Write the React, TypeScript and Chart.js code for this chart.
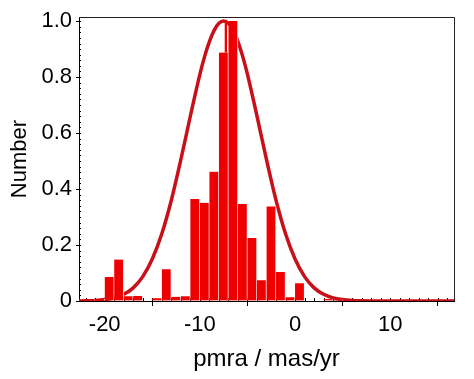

= = = = =

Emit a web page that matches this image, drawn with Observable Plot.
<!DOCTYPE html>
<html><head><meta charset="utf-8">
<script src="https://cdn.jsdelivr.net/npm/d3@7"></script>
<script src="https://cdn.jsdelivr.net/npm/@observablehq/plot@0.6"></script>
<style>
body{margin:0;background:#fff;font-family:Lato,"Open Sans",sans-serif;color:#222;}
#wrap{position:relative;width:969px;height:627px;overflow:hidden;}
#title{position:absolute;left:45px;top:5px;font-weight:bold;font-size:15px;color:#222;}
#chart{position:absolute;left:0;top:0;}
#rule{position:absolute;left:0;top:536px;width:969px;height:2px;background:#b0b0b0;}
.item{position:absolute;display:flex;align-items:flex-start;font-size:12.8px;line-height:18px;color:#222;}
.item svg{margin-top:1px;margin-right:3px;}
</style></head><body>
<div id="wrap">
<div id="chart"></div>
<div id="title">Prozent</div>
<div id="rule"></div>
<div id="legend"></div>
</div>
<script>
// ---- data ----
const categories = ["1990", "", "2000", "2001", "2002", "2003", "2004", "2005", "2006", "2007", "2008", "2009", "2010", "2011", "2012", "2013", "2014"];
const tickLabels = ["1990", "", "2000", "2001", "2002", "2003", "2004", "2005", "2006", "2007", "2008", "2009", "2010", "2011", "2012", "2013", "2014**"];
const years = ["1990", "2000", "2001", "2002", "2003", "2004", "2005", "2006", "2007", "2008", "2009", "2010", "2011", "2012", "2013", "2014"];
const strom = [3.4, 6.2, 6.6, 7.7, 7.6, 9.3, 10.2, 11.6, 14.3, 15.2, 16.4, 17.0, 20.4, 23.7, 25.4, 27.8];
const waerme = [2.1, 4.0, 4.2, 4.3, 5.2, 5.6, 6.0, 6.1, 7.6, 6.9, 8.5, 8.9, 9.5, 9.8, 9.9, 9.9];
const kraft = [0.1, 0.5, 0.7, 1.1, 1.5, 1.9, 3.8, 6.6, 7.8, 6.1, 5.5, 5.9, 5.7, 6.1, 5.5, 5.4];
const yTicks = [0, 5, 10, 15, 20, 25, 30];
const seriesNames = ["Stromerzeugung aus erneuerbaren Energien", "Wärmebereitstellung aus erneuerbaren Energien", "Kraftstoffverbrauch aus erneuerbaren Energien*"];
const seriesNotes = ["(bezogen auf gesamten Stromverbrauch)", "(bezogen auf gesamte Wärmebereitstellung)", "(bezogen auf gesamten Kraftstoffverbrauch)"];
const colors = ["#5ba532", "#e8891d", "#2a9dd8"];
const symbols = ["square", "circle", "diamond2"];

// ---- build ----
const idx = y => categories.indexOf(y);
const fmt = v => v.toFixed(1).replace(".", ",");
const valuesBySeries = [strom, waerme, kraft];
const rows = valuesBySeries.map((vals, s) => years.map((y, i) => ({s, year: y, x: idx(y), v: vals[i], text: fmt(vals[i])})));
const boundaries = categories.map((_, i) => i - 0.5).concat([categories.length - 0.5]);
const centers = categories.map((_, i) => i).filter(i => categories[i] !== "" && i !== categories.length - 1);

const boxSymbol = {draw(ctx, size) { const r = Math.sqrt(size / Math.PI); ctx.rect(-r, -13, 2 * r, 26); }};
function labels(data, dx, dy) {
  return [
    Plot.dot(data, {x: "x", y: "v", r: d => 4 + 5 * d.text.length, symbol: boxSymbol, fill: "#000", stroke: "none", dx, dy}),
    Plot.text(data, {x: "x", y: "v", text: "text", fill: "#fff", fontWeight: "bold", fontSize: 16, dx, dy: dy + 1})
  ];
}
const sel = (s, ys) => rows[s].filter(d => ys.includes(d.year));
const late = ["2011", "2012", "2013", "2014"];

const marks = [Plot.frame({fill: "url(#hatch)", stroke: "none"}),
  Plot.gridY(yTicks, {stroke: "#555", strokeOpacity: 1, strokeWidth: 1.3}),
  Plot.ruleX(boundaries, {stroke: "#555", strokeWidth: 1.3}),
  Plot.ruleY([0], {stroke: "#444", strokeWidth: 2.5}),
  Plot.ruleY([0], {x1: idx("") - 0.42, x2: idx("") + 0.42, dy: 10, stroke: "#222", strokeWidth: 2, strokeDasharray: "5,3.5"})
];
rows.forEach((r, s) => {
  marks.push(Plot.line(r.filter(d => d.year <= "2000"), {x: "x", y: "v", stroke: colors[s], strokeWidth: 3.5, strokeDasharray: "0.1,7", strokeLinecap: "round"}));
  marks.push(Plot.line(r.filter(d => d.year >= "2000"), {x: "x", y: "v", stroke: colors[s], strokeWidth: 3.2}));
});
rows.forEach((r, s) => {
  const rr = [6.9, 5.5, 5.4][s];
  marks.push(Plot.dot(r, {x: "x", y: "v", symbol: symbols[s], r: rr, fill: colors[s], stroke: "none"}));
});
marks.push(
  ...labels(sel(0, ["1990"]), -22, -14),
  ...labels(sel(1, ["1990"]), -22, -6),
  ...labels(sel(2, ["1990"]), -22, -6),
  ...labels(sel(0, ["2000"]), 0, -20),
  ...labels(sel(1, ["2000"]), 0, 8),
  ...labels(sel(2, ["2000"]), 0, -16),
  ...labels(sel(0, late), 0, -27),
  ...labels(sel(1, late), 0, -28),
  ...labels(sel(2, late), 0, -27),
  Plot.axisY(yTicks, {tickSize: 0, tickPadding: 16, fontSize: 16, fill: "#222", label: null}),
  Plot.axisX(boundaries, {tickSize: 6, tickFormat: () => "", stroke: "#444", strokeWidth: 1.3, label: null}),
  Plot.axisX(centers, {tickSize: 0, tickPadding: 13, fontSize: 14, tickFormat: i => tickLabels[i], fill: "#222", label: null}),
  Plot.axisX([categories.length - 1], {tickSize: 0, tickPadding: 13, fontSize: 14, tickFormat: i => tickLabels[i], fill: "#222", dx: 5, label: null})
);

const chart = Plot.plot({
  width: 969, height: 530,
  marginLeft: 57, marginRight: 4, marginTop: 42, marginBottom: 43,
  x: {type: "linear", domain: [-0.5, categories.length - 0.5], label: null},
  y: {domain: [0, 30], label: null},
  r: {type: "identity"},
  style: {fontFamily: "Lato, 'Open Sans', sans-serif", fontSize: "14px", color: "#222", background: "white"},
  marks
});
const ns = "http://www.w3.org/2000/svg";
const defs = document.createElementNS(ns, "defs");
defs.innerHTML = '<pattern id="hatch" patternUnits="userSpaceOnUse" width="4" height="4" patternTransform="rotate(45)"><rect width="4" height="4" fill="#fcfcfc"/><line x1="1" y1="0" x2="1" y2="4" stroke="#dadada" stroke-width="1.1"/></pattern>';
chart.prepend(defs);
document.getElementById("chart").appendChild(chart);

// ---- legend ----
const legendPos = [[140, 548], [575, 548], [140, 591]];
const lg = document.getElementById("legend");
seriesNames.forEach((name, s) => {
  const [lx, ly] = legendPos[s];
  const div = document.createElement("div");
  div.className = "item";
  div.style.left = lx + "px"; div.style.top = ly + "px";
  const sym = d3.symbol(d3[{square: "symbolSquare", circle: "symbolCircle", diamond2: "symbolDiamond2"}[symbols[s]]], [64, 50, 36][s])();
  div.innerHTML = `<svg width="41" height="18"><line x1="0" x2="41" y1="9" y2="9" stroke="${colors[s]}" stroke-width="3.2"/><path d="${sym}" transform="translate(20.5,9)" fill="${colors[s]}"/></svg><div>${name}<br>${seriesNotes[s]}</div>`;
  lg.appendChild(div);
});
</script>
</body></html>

= = = = =

> _Task prompt_
Within the data above, pick out all lines holding the word "this".

> _Task solution_
Write the React, TypeScript and Chart.js code for this chart.
Emit a web page that matches this image, drawn with Observable Plot.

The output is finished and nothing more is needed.